Saturday 4 August 2012

Resurrection: Religious poetry for atheists


It has been a while - life has got in the way of my poetry project. But I have decided to resurrect my blog. In honour of the theme, this will be a post on another Gerard Manley Hopkins poem, this time on the subject of resurrection. I know it's poor form to repeat poets so early on, but this is the best poem I know about resurrection.

Many atheists steer clear of religious poetry, but I think some of the great religious poets, like Hopkins and (late) Donne, say profound things about life, doubt, pain and death which make their verse powerful to believer and unbeliever alike. The title of this poem refers to a 'Heraclitean Fire'. Heraclitus was a Greek philosopher who (as I understand it) thought that fire was the fundamental element, and gave rise to the other elements, and to all things. He wrote that: "The death of fire is the birth of air, and the death of air is the birth of water." Hopkins poem is about the transformations of nature - from air to water to fire - and the transformation of Man through resurrection. For a clear explanation of the poem see here (if you read it and don't understand it).

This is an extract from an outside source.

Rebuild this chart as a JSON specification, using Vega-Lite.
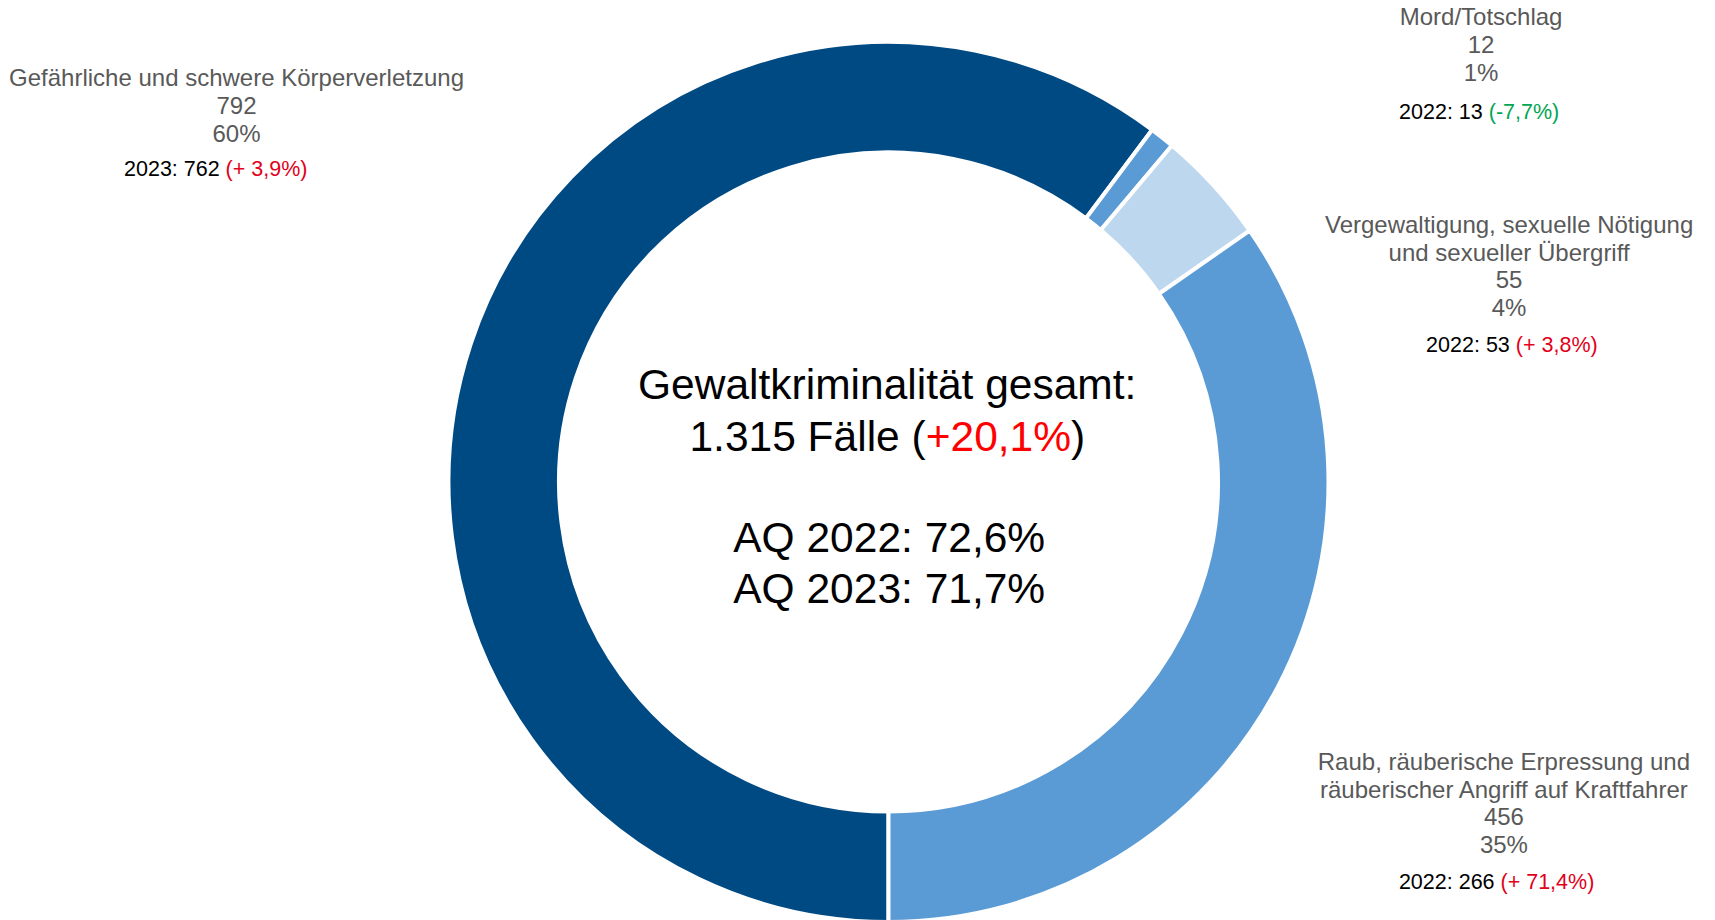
{
  "$schema": "https://vega.github.io/schema/vega-lite/v6.json",
  "autosize": "none",
  "width": 1653,
  "height": 876,
  "padding": {"left": 62, "top": 44, "right": 0, "bottom": 0},
  "background": "#ffffff",
  "config": {"view": {"stroke": null}},
  "datasets": {
    "categories": [
      {"key": "gef", "rank": 1, "category": "Gefährliche und schwere Körperverletzung", "value": 792, "label": "Gefährliche und schwere Körperverletzung\n792\n60%", "prev": "2023: 762", "change": "(+ 3,9%)", "trend": "Anstieg"},
      {"key": "mord", "rank": 2, "category": "Mord/Totschlag", "value": 12, "label": "Mord/Totschlag\n12\n1%", "prev": "2022: 13", "change": "(-7,7%)", "trend": "Rückgang"},
      {"key": "verg", "rank": 3, "category": "Vergewaltigung, sexuelle Nötigung und sexueller Übergriff", "value": 55, "label": "Vergewaltigung, sexuelle Nötigung\nund sexueller Übergriff\n55\n4%", "prev": "2022: 53", "change": "(+ 3,8%)", "trend": "Anstieg"},
      {"key": "raub", "rank": 4, "category": "Raub, räuberische Erpressung und räuberischer Angriff auf Kraftfahrer", "value": 456, "label": "Raub, räuberische Erpressung und\nräuberischer Angriff auf Kraftfahrer\n456\n35%", "prev": "2022: 266", "change": "(+ 71,4%)", "trend": "Anstieg"}
    ],
    "centre": [
      {"title": "Gewaltkriminalität gesamt:", "cases": "1.315 Fälle (", "change": "+20,1%", "close": ")", "aq2022": "AQ 2022: 72,6%", "aq2023": "AQ 2023: 71,7%"}
    ]
  },
  "data": {"name": "categories"},
  "layer": [
    {
      "mark": {"type": "arc", "radius": 440, "innerRadius": 329.5, "stroke": "#ffffff", "strokeWidth": 4},
      "encoding": {
        "theta": {"field": "value", "type": "quantitative", "stack": true, "scale": {"range": [3.141592653589793, 9.42477796076938]}},
        "order": {"field": "rank", "type": "quantitative"},
        "color": {
          "field": "category", "type": "nominal", "legend": null,
          "scale": {
            "domain": ["Gefährliche und schwere Körperverletzung", "Mord/Totschlag", "Vergewaltigung, sexuelle Nötigung und sexueller Übergriff", "Raub, räuberische Erpressung und räuberischer Angriff auf Kraftfahrer"],
            "range": ["#004A84", "#5B9BD5", "#BDD7EE", "#5B9BD5"]
          }
        }
      }
    },
    {
      "mark": {"type": "text", "radius": 440, "align": "center", "baseline": "alphabetic", "font": "Liberation Sans", "fontSize": 24, "lineHeight": 28, "lineBreak": "\n", "color": "#595959", "dx": -234.5, "dy": -257.1},
      "encoding": {
        "theta": {"field": "value", "type": "quantitative", "stack": true},
        "order": {"field": "rank", "type": "quantitative"},
        "detail": {"field": "key", "type": "nominal"},
        "text": {"condition": {"test": "datum.key === 'gef'", "field": "label", "type": "nominal"}, "value": ""}
      }
    },
    {
      "mark": {"type": "text", "radius": 440, "align": "center", "baseline": "alphabetic", "font": "Liberation Sans", "fontSize": 24, "lineHeight": 28, "lineBreak": "\n", "color": "#595959", "dx": 318.9, "dy": -112.4},
      "encoding": {
        "theta": {"field": "value", "type": "quantitative", "stack": true},
        "order": {"field": "rank", "type": "quantitative"},
        "detail": {"field": "key", "type": "nominal"},
        "text": {"condition": {"test": "datum.key === 'mord'", "field": "label", "type": "nominal"}, "value": ""}
      }
    },
    {
      "mark": {"type": "text", "radius": 440, "align": "center", "baseline": "alphabetic", "font": "Liberation Sans", "fontSize": 24, "lineHeight": 27.5, "lineBreak": "\n", "color": "#595959", "dx": 295.5, "dy": 47.6},
      "encoding": {
        "theta": {"field": "value", "type": "quantitative", "stack": true},
        "order": {"field": "rank", "type": "quantitative"},
        "detail": {"field": "key", "type": "nominal"},
        "text": {"condition": {"test": "datum.key === 'verg'", "field": "label", "type": "nominal"}, "value": ""}
      }
    },
    {
      "mark": {"type": "text", "radius": 440, "align": "center", "baseline": "alphabetic", "font": "Liberation Sans", "fontSize": 24, "lineHeight": 27.5, "lineBreak": "\n", "color": "#595959", "dx": 225.4, "dy": 84.4},
      "encoding": {
        "theta": {"field": "value", "type": "quantitative", "stack": true},
        "order": {"field": "rank", "type": "quantitative"},
        "detail": {"field": "key", "type": "nominal"},
        "text": {"condition": {"test": "datum.key === 'raub'", "field": "label", "type": "nominal"}, "value": ""}
      }
    },
    {
      "mark": {"type": "text", "radius": 440, "align": "left", "baseline": "alphabetic", "font": "Liberation Sans", "fontSize": 21.5, "color": "#000000", "dx": -347, "dy": -167.1},
      "encoding": {
        "theta": {"field": "value", "type": "quantitative", "stack": true},
        "order": {"field": "rank", "type": "quantitative"},
        "detail": {"field": "key", "type": "nominal"},
        "text": {"condition": {"test": "datum.key === 'gef'", "field": "prev", "type": "nominal"}, "value": ""}
      }
    },
    {
      "mark": {"type": "text", "radius": 440, "align": "left", "baseline": "alphabetic", "font": "Liberation Sans", "fontSize": 21.5, "dx": -245.4, "dy": -167.1},
      "encoding": {
        "theta": {"field": "value", "type": "quantitative", "stack": true},
        "order": {"field": "rank", "type": "quantitative"},
        "detail": {"field": "key", "type": "nominal"},
        "color": {"condition": {"test": "datum.trend === 'Rückgang'", "value": "#00A651"}, "value": "#E2001A"},
        "text": {"condition": {"test": "datum.key === 'gef'", "field": "change", "type": "nominal"}, "value": ""}
      }
    },
    {
      "mark": {"type": "text", "radius": 440, "align": "left", "baseline": "alphabetic", "font": "Liberation Sans", "fontSize": 21.5, "color": "#000000", "dx": 236.9, "dy": -18.4},
      "encoding": {
        "theta": {"field": "value", "type": "quantitative", "stack": true},
        "order": {"field": "rank", "type": "quantitative"},
        "detail": {"field": "key", "type": "nominal"},
        "text": {"condition": {"test": "datum.key === 'mord'", "field": "prev", "type": "nominal"}, "value": ""}
      }
    },
    {
      "mark": {"type": "text", "radius": 440, "align": "left", "baseline": "alphabetic", "font": "Liberation Sans", "fontSize": 21.5, "dx": 326.6, "dy": -18.4},
      "encoding": {
        "theta": {"field": "value", "type": "quantitative", "stack": true},
        "order": {"field": "rank", "type": "quantitative"},
        "detail": {"field": "key", "type": "nominal"},
        "color": {"condition": {"test": "datum.trend === 'Rückgang'", "value": "#00A651"}, "value": "#E2001A"},
        "text": {"condition": {"test": "datum.key === 'mord'", "field": "change", "type": "nominal"}, "value": ""}
      }
    },
    {
      "mark": {"type": "text", "radius": 440, "align": "left", "baseline": "alphabetic", "font": "Liberation Sans", "fontSize": 21.5, "color": "#000000", "dx": 212.5, "dy": 166.6},
      "encoding": {
        "theta": {"field": "value", "type": "quantitative", "stack": true},
        "order": {"field": "rank", "type": "quantitative"},
        "detail": {"field": "key", "type": "nominal"},
        "text": {"condition": {"test": "datum.key === 'verg'", "field": "prev", "type": "nominal"}, "value": ""}
      }
    },
    {
      "mark": {"type": "text", "radius": 440, "align": "left", "baseline": "alphabetic", "font": "Liberation Sans", "fontSize": 21.5, "dx": 302.2, "dy": 166.6},
      "encoding": {
        "theta": {"field": "value", "type": "quantitative", "stack": true},
        "order": {"field": "rank", "type": "quantitative"},
        "detail": {"field": "key", "type": "nominal"},
        "color": {"condition": {"test": "datum.trend === 'Rückgang'", "value": "#00A651"}, "value": "#E2001A"},
        "text": {"condition": {"test": "datum.key === 'verg'", "field": "change", "type": "nominal"}, "value": ""}
      }
    },
    {
      "mark": {"type": "text", "radius": 440, "align": "left", "baseline": "alphabetic", "font": "Liberation Sans", "fontSize": 21.5, "color": "#000000", "dx": 120.4, "dy": 203.7},
      "encoding": {
        "theta": {"field": "value", "type": "quantitative", "stack": true},
        "order": {"field": "rank", "type": "quantitative"},
        "detail": {"field": "key", "type": "nominal"},
        "text": {"condition": {"test": "datum.key === 'raub'", "field": "prev", "type": "nominal"}, "value": ""}
      }
    },
    {
      "mark": {"type": "text", "radius": 440, "align": "left", "baseline": "alphabetic", "font": "Liberation Sans", "fontSize": 21.5, "dx": 222.0, "dy": 203.7},
      "encoding": {
        "theta": {"field": "value", "type": "quantitative", "stack": true},
        "order": {"field": "rank", "type": "quantitative"},
        "detail": {"field": "key", "type": "nominal"},
        "color": {"condition": {"test": "datum.trend === 'Rückgang'", "value": "#00A651"}, "value": "#E2001A"},
        "text": {"condition": {"test": "datum.key === 'raub'", "field": "change", "type": "nominal"}, "value": ""}
      }
    },
    {
      "data": {"name": "centre"},
      "mark": {"type": "text", "align": "center", "baseline": "alphabetic", "font": "Liberation Sans", "fontSize": 42.5, "color": "#000000", "dx": -1.3, "dy": -82.7},
      "encoding": {"text": {"field": "title", "type": "nominal"}}
    },
    {
      "data": {"name": "centre"},
      "mark": {"type": "text", "align": "right", "baseline": "alphabetic", "font": "Liberation Sans", "fontSize": 42.5, "color": "#000000", "dx": 37.2, "dy": -31.3},
      "encoding": {"text": {"field": "cases", "type": "nominal"}}
    },
    {
      "data": {"name": "centre"},
      "mark": {"type": "text", "align": "left", "baseline": "alphabetic", "font": "Liberation Sans", "fontSize": 42.5, "color": "#FF0000", "dx": 37.2, "dy": -31.3},
      "encoding": {"text": {"field": "change", "type": "nominal"}}
    },
    {
      "data": {"name": "centre"},
      "mark": {"type": "text", "align": "left", "baseline": "alphabetic", "font": "Liberation Sans", "fontSize": 42.5, "color": "#000000", "dx": 182.5, "dy": -31.3},
      "encoding": {"text": {"field": "close", "type": "nominal"}}
    },
    {
      "data": {"name": "centre"},
      "mark": {"type": "text", "align": "center", "baseline": "alphabetic", "font": "Liberation Sans", "fontSize": 42.5, "color": "#000000", "dx": 0.7, "dy": 70.3},
      "encoding": {"text": {"field": "aq2022", "type": "nominal"}}
    },
    {
      "data": {"name": "centre"},
      "mark": {"type": "text", "align": "center", "baseline": "alphabetic", "font": "Liberation Sans", "fontSize": 42.5, "color": "#000000", "dx": 0.7, "dy": 120.7},
      "encoding": {"text": {"field": "aq2023", "type": "nominal"}}
    }
  ]
}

As discussed in my previous post, Hopkins uses really unusual meter, which here is used to capture the vibrancy and movement of the natural world. He also invents words, which is cool. Like 'firedint', which seems to mean the mark we make on the world - in the end it is nothing, because you can't dint fire; it is in a state of continuous change. Technically, this poem also makes incredible use of commas and lists.


That Nature is a Heraclitean Fire and of the comfort of the Resurrection 
Cloud-puffball, torn tufts, tossed pillows | flaunt forth, then chevy on an air-
Built thoroughfare: heaven-roysterers, in gay-gangs | they throng; they glitter in marches.
Down roughcast, down dazzling whitewash, | wherever an elm arches,
Shivelights and shadowtackle ín long | lashes lace, lance, and pair.
Delightfully the bright wind boisterous | ropes, wrestles, beats earth bare
Of yestertempest's creases; | in pool and rut peel parches
Squandering ooze to squeezed | dough, crust, dust; stanches, starches
Squadroned masks and manmarks | treadmire toil there
Footfretted in it. Million-fuelèd, | nature's bonfire burns on.
But quench her bonniest, dearest | to her, her clearest-selvèd spark
Man, how fast his firedint, | his mark on mind, is gone!
Both are in an unfathomable, all is in an enormous dark
Drowned. O pity and indig | nation! Manshape, that shone
Sheer off, disseveral, a star, | death blots black out; nor mark
                            Is any of him at all so stark
But vastness blurs and time | beats level. Enough! the Resurrection,
A heart's-clarion! Away grief's gasping, | joyless days, dejection.
                            Across my foundering deck shone
A beacon, an eternal beam. | Flesh fade, and mortal trash
Fall to the residuary worm; | world's wildfire, leave but ash:
                            In a flash, at a trumpet crash,
I am all at once what Christ is, | since he was what I am, and
This Jack, joke, poor potsherd, | patch, matchwood, immortal diamond,
                            Is immortal diamond.


Gerard Manley Hopkins was a priest, but many of his poems are about depression and despair. This poem almost perfectly combines his love of nature, his despair at the fleeting nature of man's existence, and his faith. The start of the poem captures the movement and constant change of the natural world. The reference to 'squadroned masks and manmarks' integrates the world of man into the picture of nature - man is not separate from nature nor controlling it, but merely another moment in the transformation of the Heraclitean fire - nature's 'clearent-selved spark'.

Then comes the moment of despair - 'all is in an enormous dark/Drowned. O pity and indig'nation!' None of the marks Man makes on the world will remain - not only does death blot us out, but the 'marks' we leave on the world 'vastness blurs and time beats level'. This entire middle section is a stunning portrayal not only of our fleeting time on earth, but of the smallness of our 'marks' - fame, fortune, poems - in the face of time and the world.

But for Hopkins, the Resurrection of Christ is our hope - 'A heart's clarion'. We can leave the world and nature - 'world's wildfire, leave but ash'. Our physical body returns to nature; grief and dejection also fall away. While I don't believe in Jesus, the resurrection etc, if I did the version I would believe is Hopkins'. Christ, by becoming a man, transforms Man in death, from matchwood to immortal diamond. Christ is also both "Jack, joke, poor potsherd", as well as God and the saviour. And the repetition of 'immortal diamond' is just beautiful.

I love this poem because even though there is despair at its heart (ie in the middle of the poem), there is still so much love and beauty in it - love for nature (full of movement and frenzy and change) and love for Christ (ending in the stillness of the immortal diamond - solid and unchanging forever). Nature and God are both eternal - one eternally changing and one eternally still in the final transformation from Man on Earth to Man in Heaven.

Regardless of whether you believe in the Resurrection and the Life, I believe this poem is a beautiful exploration of the nature of existence and the fear of death; the wildness of nature and the transience of our place in it.